▸ Exercise aim
Set down each line of the data below exactly as it stands, dropping the pictures.
▬▬▬
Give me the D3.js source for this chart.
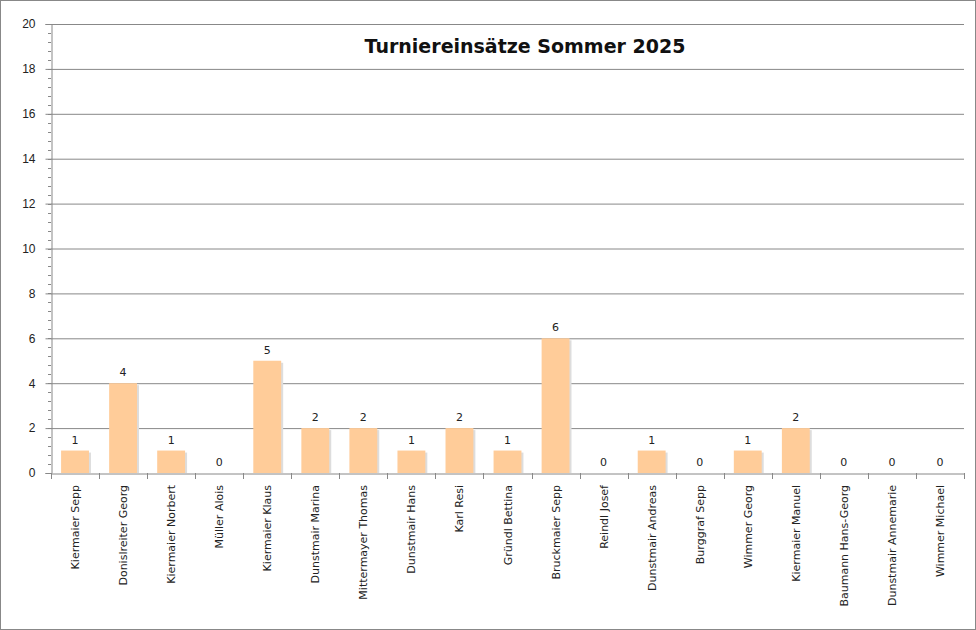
<!DOCTYPE html><html><head><meta charset="utf-8"><script src="https://cdn.jsdelivr.net/npm/d3@7"></script>
<style>body{margin:0;background:#fff}svg{font-family:"DejaVu Sans",sans-serif}</style></head><body>
<svg width="976" height="630"></svg>
<script>
const names=["Kiermaier Sepp","Donislreiter Georg","Kiermaier Norbert","Müller Alois","Kiermaier Klaus","Dunstmair Marina","Mittermayer Thomas","Dunstmair Hans","Karl Resi","Gründl Bettina","Bruckmaier Sepp","Reindl Josef","Dunstmair Andreas","Burggraf Sepp","Wimmer Georg","Kiermaier Manuel","Baumann Hans-Georg","Dunstmair Annemarie","Wimmer Michael"];
const values=[1,4,1,0,5,2,2,1,2,1,6,0,1,0,1,2,0,0,0];
const yTicks=[0,2,4,6,8,10,12,14,16,18,20];
const svg=d3.select("svg");
svg.append("rect").attr("x",0.5).attr("y",0.5).attr("width",975).attr("height",629).attr("fill","#fff").attr("stroke","#888");
const L=51,R=964,T=24,B=473;
const x=d3.scaleBand().domain(names).range([L,R]).paddingInner(0.42).paddingOuter(0.21);
const y=d3.scaleLinear().domain([0,20]).range([B,T]);
svg.append("g").selectAll("line").data(yTicks.slice(1)).join("line").attr("x1",L).attr("x2",R).attr("y1",d=>y(d)+.5).attr("y2",d=>y(d)+.5).attr("stroke","#888");
const minor=d3.range(0,20.01,0.4);
svg.append("g").selectAll("line").data(minor).join("line").attr("x1",L-3).attr("x2",L).attr("y1",d=>Math.round(y(d))+.5).attr("y2",d=>Math.round(y(d))+.5).attr("stroke","#888");
const ya=svg.append("g").attr("transform",`translate(${L+.5},0)`).call(d3.axisLeft(y).tickValues(yTicks).tickSize(6).tickPadding(10));
ya.selectAll("text").attr("font-size",12).attr("fill","#222");
ya.selectAll("line,path").attr("stroke","#888");
// shadows
svg.append("g").selectAll("rect").data(values).join("rect").attr("x",(d,i)=>x(names[i])+2).attr("y",d=>y(d)+2).attr("width",x.bandwidth()).attr("height",d=>B-y(d)-2).attr("fill","#ddd");
svg.append("g").selectAll("rect").data(values).join("rect").attr("x",(d,i)=>x(names[i])).attr("y",d=>y(d)).attr("width",x.bandwidth()).attr("height",d=>B-y(d)).attr("fill","#FFCC99");
const xa=svg.append("g").attr("transform",`translate(0,${B+.5})`).call(d3.axisBottom(x).tickSize(0).tickFormat(""));
xa.select("path").attr("stroke","#888");
const step=x.step();
svg.append("g").selectAll("line").data(d3.range(20)).join("line").attr("x1",d=>Math.round(L+d*step)+.5).attr("x2",d=>Math.round(L+d*step)+.5).attr("y1",B).attr("y2",B+6).attr("stroke","#888");
svg.append("g").selectAll("text").data(names).join("text").attr("transform",d=>`translate(${x(d)+x.bandwidth()/2+4},${B+12}) rotate(-90)`).attr("text-anchor","end").attr("font-size",11).attr("fill","#222").text(d=>d);
svg.append("g").selectAll("text").data(values).join("text").attr("x",(d,i)=>x(names[i])+x.bandwidth()/2).attr("y",d=>y(d)-7).attr("text-anchor","middle").attr("font-size",11).attr("fill","#222").text(d=>d);
svg.append("text").attr("x",525).attr("y",53).attr("text-anchor","middle").attr("font-size",19).attr("font-weight","bold").attr("fill","#111").text("Turniereinsätze Sommer 2025");
</script></body></html>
▬▬▬
▸ Output for this exercise
Give me the D3.js source for this chart.
<!DOCTYPE html><html><head><meta charset="utf-8"><script src="https://cdn.jsdelivr.net/npm/d3@7"></script>
<style>body{margin:0;background:#fff}svg{font-family:"DejaVu Sans",sans-serif}</style></head><body>
<svg width="976" height="630"></svg>
<script>
const names=["Kiermaier Sepp","Donislreiter Georg","Kiermaier Norbert","Müller Alois","Kiermaier Klaus","Dunstmair Marina","Mittermayer Thomas","Dunstmair Hans","Karl Resi","Gründl Bettina","Bruckmaier Sepp","Reindl Josef","Dunstmair Andreas","Burggraf Sepp","Wimmer Georg","Kiermaier Manuel","Baumann Hans-Georg","Dunstmair Annemarie","Wimmer Michael"];
const values=[1,4,1,0,5,2,2,1,2,1,6,0,1,0,1,2,0,0,0];
const yTicks=[0,2,4,6,8,10,12,14,16,18,20];
const svg=d3.select("svg");
svg.append("rect").attr("x",0.5).attr("y",0.5).attr("width",975).attr("height",629).attr("fill","#fff").attr("stroke","#888");
const L=51,R=964,T=24,B=473;
const x=d3.scaleBand().domain(names).range([L,R]).paddingInner(0.42).paddingOuter(0.21);
const y=d3.scaleLinear().domain([0,20]).range([B,T]);
svg.append("g").selectAll("line").data(yTicks.slice(1)).join("line").attr("x1",L).attr("x2",R).attr("y1",d=>y(d)+.5).attr("y2",d=>y(d)+.5).attr("stroke","#888");
const minor=d3.range(0,20.01,0.4);
svg.append("g").selectAll("line").data(minor).join("line").attr("x1",L-3).attr("x2",L).attr("y1",d=>Math.round(y(d))+.5).attr("y2",d=>Math.round(y(d))+.5).attr("stroke","#888");
const ya=svg.append("g").attr("transform",`translate(${L+.5},0)`).call(d3.axisLeft(y).tickValues(yTicks).tickSize(6).tickPadding(10));
ya.selectAll("text").attr("font-size",12).attr("fill","#222");
ya.selectAll("line,path").attr("stroke","#888");
// shadows
svg.append("g").selectAll("rect").data(values).join("rect").attr("x",(d,i)=>x(names[i])+2).attr("y",d=>y(d)+2).attr("width",x.bandwidth()).attr("height",d=>B-y(d)-2).attr("fill","#ddd");
svg.append("g").selectAll("rect").data(values).join("rect").attr("x",(d,i)=>x(names[i])).attr("y",d=>y(d)).attr("width",x.bandwidth()).attr("height",d=>B-y(d)).attr("fill","#FFCC99");
const xa=svg.append("g").attr("transform",`translate(0,${B+.5})`).call(d3.axisBottom(x).tickSize(0).tickFormat(""));
xa.select("path").attr("stroke","#888");
const step=x.step();
svg.append("g").selectAll("line").data(d3.range(20)).join("line").attr("x1",d=>Math.round(L+d*step)+.5).attr("x2",d=>Math.round(L+d*step)+.5).attr("y1",B).attr("y2",B+6).attr("stroke","#888");
svg.append("g").selectAll("text").data(names).join("text").attr("transform",d=>`translate(${x(d)+x.bandwidth()/2+4},${B+12}) rotate(-90)`).attr("text-anchor","end").attr("font-size",11).attr("fill","#222").text(d=>d);
svg.append("g").selectAll("text").data(values).join("text").attr("x",(d,i)=>x(names[i])+x.bandwidth()/2).attr("y",d=>y(d)-7).attr("text-anchor","middle").attr("font-size",11).attr("fill","#222").text(d=>d);
svg.append("text").attr("x",525).attr("y",53).attr("text-anchor","middle").attr("font-size",19).attr("font-weight","bold").attr("fill","#111").text("Turniereinsätze Sommer 2025");
</script></body></html>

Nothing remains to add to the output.